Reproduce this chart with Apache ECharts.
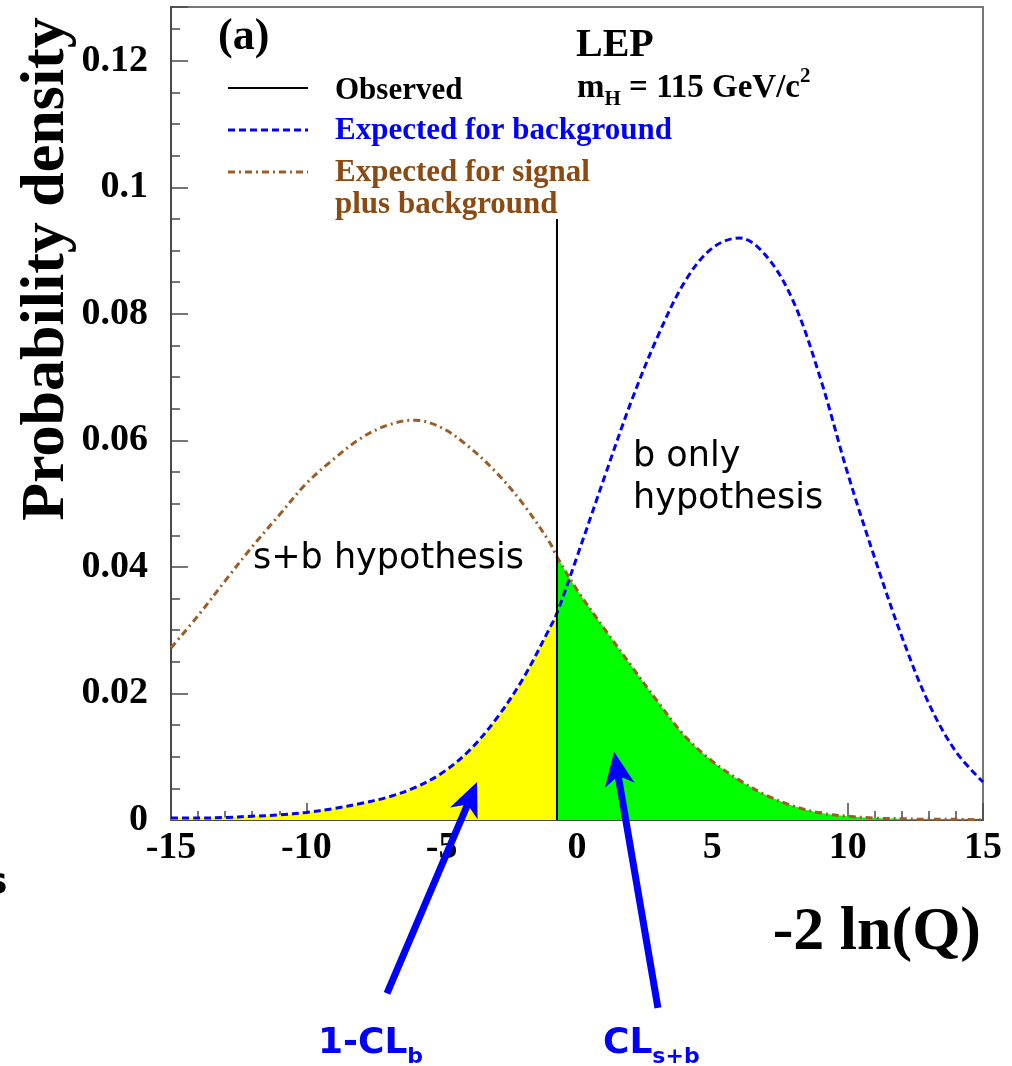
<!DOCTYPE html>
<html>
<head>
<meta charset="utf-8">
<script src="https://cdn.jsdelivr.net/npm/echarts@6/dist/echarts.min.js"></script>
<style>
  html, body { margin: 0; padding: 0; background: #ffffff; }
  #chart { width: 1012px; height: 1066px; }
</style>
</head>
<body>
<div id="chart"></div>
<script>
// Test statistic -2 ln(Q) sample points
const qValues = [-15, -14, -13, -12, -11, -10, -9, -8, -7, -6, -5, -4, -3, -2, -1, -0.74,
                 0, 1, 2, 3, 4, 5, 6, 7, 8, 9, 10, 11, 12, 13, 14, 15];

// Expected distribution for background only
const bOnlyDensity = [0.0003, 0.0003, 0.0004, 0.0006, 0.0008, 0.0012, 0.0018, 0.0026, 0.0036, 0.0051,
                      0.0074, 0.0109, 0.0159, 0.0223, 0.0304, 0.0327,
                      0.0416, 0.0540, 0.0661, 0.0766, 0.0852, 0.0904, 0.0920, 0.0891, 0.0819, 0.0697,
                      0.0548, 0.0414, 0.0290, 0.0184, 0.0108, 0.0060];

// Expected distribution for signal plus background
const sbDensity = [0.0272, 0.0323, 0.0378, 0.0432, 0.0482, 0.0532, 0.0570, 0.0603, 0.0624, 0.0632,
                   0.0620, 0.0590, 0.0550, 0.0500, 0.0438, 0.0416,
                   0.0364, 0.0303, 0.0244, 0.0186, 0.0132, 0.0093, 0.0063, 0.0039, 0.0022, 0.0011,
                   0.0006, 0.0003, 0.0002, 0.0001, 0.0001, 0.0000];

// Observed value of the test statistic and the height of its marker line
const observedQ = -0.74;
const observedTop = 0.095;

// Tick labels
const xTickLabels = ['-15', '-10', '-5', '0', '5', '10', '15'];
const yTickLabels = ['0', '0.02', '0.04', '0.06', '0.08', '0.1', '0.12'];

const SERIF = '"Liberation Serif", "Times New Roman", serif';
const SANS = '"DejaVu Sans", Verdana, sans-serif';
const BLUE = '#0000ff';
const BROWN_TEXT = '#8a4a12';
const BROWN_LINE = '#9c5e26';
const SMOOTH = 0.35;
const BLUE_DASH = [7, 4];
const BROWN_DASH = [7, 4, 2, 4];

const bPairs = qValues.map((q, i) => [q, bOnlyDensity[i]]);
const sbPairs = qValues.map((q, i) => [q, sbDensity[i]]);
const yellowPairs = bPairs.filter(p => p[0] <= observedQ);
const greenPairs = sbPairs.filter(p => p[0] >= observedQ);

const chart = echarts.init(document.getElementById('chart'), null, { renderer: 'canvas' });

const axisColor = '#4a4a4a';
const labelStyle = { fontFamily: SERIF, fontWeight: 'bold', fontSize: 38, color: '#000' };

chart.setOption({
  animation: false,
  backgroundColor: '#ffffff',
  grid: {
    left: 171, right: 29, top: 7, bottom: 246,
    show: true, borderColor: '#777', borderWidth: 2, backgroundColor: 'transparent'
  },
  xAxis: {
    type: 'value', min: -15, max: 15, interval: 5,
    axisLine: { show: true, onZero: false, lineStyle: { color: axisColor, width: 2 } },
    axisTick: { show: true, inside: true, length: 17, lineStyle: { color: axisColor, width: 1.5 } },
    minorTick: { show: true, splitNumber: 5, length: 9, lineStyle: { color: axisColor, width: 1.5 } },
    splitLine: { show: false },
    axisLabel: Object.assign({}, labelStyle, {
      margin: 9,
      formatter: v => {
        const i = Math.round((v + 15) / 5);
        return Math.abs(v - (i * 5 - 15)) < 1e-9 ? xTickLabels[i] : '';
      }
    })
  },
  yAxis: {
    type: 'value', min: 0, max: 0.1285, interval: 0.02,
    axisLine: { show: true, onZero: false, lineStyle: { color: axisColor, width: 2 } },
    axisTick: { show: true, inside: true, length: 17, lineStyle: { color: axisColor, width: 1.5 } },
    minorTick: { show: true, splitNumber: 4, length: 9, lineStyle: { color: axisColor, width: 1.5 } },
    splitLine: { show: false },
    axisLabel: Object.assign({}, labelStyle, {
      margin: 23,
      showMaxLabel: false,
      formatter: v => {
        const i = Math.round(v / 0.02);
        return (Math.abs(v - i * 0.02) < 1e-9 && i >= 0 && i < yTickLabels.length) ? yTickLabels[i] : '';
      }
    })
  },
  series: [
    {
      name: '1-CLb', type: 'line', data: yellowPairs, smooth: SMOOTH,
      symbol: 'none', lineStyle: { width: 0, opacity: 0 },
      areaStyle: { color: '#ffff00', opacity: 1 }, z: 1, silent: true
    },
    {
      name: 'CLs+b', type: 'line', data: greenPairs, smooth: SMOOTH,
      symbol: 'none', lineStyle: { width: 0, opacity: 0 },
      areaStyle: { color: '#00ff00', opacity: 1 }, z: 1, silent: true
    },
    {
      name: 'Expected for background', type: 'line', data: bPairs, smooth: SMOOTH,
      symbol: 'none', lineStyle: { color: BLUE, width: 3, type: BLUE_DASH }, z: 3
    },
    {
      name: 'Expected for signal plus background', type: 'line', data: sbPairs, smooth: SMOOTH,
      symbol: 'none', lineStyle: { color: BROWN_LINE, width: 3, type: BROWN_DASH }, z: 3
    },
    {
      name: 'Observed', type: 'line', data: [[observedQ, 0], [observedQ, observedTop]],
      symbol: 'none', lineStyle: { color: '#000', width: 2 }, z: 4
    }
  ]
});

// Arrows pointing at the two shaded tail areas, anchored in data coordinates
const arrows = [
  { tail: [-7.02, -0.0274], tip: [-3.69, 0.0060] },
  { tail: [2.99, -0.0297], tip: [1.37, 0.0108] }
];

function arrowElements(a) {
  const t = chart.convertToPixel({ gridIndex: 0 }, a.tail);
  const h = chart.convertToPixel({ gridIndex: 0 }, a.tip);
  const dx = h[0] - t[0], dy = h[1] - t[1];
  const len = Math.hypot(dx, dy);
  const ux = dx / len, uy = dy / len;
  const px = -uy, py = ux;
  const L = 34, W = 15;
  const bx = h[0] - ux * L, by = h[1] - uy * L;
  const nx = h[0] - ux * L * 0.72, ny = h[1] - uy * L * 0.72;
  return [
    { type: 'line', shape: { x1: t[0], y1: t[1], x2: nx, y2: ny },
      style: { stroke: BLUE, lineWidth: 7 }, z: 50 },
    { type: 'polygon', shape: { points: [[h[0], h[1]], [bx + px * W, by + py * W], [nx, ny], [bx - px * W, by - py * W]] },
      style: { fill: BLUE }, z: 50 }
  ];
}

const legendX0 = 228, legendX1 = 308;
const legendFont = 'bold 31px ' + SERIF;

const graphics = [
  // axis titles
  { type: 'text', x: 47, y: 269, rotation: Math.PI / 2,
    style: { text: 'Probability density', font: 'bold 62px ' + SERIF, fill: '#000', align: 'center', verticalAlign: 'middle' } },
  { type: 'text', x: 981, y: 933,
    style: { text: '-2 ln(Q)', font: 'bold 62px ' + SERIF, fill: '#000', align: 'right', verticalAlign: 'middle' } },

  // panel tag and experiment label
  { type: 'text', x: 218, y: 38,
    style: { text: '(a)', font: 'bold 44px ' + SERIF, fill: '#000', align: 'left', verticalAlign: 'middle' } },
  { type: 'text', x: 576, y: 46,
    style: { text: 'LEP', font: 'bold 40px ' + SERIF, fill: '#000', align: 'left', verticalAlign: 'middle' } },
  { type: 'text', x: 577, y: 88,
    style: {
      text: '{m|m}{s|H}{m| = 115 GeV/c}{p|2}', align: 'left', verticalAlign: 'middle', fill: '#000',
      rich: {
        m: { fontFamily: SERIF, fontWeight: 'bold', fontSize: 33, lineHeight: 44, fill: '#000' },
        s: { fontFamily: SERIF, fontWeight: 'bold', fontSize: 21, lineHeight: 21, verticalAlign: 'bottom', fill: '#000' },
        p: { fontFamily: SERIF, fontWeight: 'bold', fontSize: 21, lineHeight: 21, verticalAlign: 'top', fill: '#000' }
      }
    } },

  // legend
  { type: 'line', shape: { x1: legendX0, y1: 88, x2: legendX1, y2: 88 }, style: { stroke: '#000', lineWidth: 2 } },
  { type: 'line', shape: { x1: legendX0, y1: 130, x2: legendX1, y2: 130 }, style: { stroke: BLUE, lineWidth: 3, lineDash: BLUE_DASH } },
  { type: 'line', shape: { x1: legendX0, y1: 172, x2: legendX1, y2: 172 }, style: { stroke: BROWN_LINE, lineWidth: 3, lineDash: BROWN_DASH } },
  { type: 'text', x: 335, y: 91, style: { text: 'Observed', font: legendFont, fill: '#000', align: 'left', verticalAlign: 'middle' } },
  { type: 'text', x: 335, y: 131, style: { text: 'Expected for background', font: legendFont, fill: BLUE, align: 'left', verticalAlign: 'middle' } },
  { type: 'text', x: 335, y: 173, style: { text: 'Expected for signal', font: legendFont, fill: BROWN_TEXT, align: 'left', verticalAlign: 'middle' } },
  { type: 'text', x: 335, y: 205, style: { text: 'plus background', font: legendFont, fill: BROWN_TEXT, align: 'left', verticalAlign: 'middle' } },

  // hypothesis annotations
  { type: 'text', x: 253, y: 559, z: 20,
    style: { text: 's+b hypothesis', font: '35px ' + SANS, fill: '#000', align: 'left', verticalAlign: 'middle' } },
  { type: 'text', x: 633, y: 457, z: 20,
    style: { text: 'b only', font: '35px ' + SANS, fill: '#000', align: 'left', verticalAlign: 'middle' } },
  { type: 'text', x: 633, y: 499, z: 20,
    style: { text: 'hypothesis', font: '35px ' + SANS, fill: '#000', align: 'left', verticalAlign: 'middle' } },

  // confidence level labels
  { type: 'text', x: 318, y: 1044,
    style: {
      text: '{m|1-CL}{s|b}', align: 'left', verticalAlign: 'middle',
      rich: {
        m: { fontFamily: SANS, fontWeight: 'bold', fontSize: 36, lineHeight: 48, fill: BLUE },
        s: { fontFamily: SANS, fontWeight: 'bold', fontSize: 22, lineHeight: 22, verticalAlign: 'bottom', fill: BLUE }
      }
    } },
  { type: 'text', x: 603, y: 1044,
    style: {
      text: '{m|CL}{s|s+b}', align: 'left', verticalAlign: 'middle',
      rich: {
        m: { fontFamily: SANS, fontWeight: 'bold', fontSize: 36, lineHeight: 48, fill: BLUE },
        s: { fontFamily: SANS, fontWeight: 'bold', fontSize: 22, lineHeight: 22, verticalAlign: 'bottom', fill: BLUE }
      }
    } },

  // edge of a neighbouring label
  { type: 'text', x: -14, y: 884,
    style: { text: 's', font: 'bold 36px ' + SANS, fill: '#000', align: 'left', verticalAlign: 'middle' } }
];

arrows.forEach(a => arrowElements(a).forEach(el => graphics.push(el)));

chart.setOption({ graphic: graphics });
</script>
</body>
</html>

________________________

=== PROBLEM REQUIREMENTS ===
Exactly as written, please give again the lines from the beginning of the listing through the line containing "const BROWN_DASH = [7, 4, 2, 4];", inclusive, without any pictures.

=== TASK RESPONSE ===
Reproduce this chart with Apache ECharts.
<!DOCTYPE html>
<html>
<head>
<meta charset="utf-8">
<script src="https://cdn.jsdelivr.net/npm/echarts@6/dist/echarts.min.js"></script>
<style>
  html, body { margin: 0; padding: 0; background: #ffffff; }
  #chart { width: 1012px; height: 1066px; }
</style>
</head>
<body>
<div id="chart"></div>
<script>
// Test statistic -2 ln(Q) sample points
const qValues = [-15, -14, -13, -12, -11, -10, -9, -8, -7, -6, -5, -4, -3, -2, -1, -0.74,
                 0, 1, 2, 3, 4, 5, 6, 7, 8, 9, 10, 11, 12, 13, 14, 15];

// Expected distribution for background only
const bOnlyDensity = [0.0003, 0.0003, 0.0004, 0.0006, 0.0008, 0.0012, 0.0018, 0.0026, 0.0036, 0.0051,
                      0.0074, 0.0109, 0.0159, 0.0223, 0.0304, 0.0327,
                      0.0416, 0.0540, 0.0661, 0.0766, 0.0852, 0.0904, 0.0920, 0.0891, 0.0819, 0.0697,
                      0.0548, 0.0414, 0.0290, 0.0184, 0.0108, 0.0060];

// Expected distribution for signal plus background
const sbDensity = [0.0272, 0.0323, 0.0378, 0.0432, 0.0482, 0.0532, 0.0570, 0.0603, 0.0624, 0.0632,
                   0.0620, 0.0590, 0.0550, 0.0500, 0.0438, 0.0416,
                   0.0364, 0.0303, 0.0244, 0.0186, 0.0132, 0.0093, 0.0063, 0.0039, 0.0022, 0.0011,
                   0.0006, 0.0003, 0.0002, 0.0001, 0.0001, 0.0000];

// Observed value of the test statistic and the height of its marker line
const observedQ = -0.74;
const observedTop = 0.095;

// Tick labels
const xTickLabels = ['-15', '-10', '-5', '0', '5', '10', '15'];
const yTickLabels = ['0', '0.02', '0.04', '0.06', '0.08', '0.1', '0.12'];

const SERIF = '"Liberation Serif", "Times New Roman", serif';
const SANS = '"DejaVu Sans", Verdana, sans-serif';
const BLUE = '#0000ff';
const BROWN_TEXT = '#8a4a12';
const BROWN_LINE = '#9c5e26';
const SMOOTH = 0.35;
const BLUE_DASH = [7, 4];
const BROWN_DASH = [7, 4, 2, 4];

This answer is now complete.